The amount reported for Bangladesh was $8 million, equivalent to above Tk7 crore, while the transaction value was $888.46 million in India, $2.39 million in Pakistan, and $99.94 million in Afghanistan, according to the report.
The transactions of Bangladeshi banks were processed via two US-based banks, which filed suspicious activity reports with the FinCEN.
The money from this sample of transactions moved between Bangladesh, the US and three other countries between 2014 and 2016, according to the report.
The documents, known as suspicious activity reports, were obtained by BuzzFeed News and shared with a worldwide consortium of journalists.
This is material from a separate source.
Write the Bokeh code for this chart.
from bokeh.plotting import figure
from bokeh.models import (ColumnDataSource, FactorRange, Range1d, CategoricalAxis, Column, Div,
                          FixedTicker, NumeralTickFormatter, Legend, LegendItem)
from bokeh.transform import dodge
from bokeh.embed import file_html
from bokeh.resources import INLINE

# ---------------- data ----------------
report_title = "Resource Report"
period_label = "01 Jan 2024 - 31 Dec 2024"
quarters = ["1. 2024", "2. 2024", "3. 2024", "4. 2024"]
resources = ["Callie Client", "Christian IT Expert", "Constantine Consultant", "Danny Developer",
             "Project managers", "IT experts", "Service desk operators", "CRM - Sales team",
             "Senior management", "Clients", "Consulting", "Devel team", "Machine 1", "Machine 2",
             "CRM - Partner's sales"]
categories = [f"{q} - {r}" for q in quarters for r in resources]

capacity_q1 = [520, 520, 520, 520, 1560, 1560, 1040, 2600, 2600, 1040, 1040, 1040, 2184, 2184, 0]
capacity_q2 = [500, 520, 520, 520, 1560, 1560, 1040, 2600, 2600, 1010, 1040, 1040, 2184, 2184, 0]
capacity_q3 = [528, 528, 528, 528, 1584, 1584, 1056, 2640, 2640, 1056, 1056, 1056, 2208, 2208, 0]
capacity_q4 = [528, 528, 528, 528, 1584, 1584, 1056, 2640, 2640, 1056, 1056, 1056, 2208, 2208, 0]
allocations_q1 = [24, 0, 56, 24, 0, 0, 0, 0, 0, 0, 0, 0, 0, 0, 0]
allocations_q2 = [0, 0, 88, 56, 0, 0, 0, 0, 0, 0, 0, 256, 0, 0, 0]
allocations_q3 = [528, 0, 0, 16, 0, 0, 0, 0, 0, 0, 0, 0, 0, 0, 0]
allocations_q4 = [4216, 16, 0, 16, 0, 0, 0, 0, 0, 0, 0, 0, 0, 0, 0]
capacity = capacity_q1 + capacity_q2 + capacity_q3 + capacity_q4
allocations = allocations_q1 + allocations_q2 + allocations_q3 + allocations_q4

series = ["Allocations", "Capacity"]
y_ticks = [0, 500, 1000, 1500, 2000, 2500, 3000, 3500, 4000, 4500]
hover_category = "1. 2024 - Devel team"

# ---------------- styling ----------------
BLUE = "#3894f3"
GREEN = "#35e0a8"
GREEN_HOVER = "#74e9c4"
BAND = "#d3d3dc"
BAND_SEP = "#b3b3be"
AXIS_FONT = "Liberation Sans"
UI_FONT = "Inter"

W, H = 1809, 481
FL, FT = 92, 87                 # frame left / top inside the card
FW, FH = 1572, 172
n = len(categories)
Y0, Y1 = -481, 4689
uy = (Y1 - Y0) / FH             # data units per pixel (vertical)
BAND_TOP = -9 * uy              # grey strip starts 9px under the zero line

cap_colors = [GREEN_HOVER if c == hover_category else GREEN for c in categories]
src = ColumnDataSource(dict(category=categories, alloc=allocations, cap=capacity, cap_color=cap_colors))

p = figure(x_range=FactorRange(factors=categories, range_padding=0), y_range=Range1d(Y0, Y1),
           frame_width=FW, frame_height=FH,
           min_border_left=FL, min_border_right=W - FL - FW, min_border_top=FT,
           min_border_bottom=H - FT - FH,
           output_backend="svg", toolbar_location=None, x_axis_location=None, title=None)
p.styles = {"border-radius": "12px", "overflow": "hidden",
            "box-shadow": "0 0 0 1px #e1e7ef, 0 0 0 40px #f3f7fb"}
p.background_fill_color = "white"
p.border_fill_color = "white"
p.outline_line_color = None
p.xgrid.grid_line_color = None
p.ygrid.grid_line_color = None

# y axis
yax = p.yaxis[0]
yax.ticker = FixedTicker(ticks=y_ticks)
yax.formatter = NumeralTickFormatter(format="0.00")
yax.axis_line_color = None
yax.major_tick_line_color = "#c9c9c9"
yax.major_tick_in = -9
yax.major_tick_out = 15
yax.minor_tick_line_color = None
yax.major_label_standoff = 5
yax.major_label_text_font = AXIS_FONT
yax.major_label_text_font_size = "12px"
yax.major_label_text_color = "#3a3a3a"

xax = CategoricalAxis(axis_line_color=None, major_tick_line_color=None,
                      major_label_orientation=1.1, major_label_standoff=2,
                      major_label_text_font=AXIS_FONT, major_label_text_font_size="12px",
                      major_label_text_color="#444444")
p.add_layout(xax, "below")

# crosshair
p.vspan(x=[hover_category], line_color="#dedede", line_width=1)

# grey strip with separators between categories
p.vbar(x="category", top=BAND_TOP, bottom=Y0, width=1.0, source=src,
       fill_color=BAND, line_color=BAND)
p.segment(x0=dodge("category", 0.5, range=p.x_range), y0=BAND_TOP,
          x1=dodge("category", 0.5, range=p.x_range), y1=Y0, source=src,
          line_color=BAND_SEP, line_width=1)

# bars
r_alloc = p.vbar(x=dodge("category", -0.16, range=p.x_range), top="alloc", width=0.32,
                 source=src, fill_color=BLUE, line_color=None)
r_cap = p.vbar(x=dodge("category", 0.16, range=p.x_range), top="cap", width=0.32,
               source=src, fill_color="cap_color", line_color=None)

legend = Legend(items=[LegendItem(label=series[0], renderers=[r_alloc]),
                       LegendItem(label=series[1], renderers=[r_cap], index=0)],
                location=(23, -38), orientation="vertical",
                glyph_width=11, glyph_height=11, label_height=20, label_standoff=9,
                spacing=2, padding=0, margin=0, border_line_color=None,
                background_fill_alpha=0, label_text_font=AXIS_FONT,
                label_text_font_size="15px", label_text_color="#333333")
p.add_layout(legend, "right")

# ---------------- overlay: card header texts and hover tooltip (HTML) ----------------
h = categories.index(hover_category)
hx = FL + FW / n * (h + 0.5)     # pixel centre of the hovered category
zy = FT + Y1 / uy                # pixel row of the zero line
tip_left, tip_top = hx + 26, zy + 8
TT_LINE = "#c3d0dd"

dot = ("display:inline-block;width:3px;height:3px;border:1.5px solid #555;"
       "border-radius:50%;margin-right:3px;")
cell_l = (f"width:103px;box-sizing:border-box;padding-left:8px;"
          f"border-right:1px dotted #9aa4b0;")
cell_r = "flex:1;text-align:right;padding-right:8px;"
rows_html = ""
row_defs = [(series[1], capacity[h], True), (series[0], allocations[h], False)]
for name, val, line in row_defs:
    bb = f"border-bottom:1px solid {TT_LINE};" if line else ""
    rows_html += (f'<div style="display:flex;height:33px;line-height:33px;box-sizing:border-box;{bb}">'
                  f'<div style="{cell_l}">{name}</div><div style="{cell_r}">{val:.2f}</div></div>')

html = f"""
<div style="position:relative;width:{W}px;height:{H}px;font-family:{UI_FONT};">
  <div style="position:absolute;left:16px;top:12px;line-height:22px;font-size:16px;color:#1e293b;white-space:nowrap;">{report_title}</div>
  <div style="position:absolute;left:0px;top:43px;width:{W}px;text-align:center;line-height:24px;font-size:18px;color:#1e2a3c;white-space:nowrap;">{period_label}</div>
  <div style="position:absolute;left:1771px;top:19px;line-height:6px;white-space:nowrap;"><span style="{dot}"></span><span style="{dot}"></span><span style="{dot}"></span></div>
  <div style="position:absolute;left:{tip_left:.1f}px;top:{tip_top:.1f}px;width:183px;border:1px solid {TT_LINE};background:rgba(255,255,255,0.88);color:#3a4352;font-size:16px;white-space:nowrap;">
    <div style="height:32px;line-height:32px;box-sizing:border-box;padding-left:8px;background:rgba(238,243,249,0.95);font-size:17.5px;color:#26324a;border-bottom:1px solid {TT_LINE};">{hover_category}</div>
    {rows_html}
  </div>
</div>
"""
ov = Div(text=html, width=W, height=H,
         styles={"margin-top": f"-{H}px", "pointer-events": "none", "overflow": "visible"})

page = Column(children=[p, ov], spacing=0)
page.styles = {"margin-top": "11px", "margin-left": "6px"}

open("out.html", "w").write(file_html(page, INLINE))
The more than 2,100 suspicious activity reports, filed by the major US and international banks, relate to more than $2 trillion of transactions between 1999 and 2017.
Banks are required to file the reports with the FinCEN about transactions that they believe could be part of a money-laundering scheme, fraud, or other illegal activity.
Following the revelation, the Bangladesh Financial Intelligence Unit said it will investigate if there was any rule breach or money laundering through the transactions.
“These are suspicious transactions and it has not been confirmed that the money-laundering rule was breached. These also can be normal business transactions. So, we need to investigate to confirm if there was illicit fund flow,” the unit’s chief Abu Hena Mohd Razee Hassan said.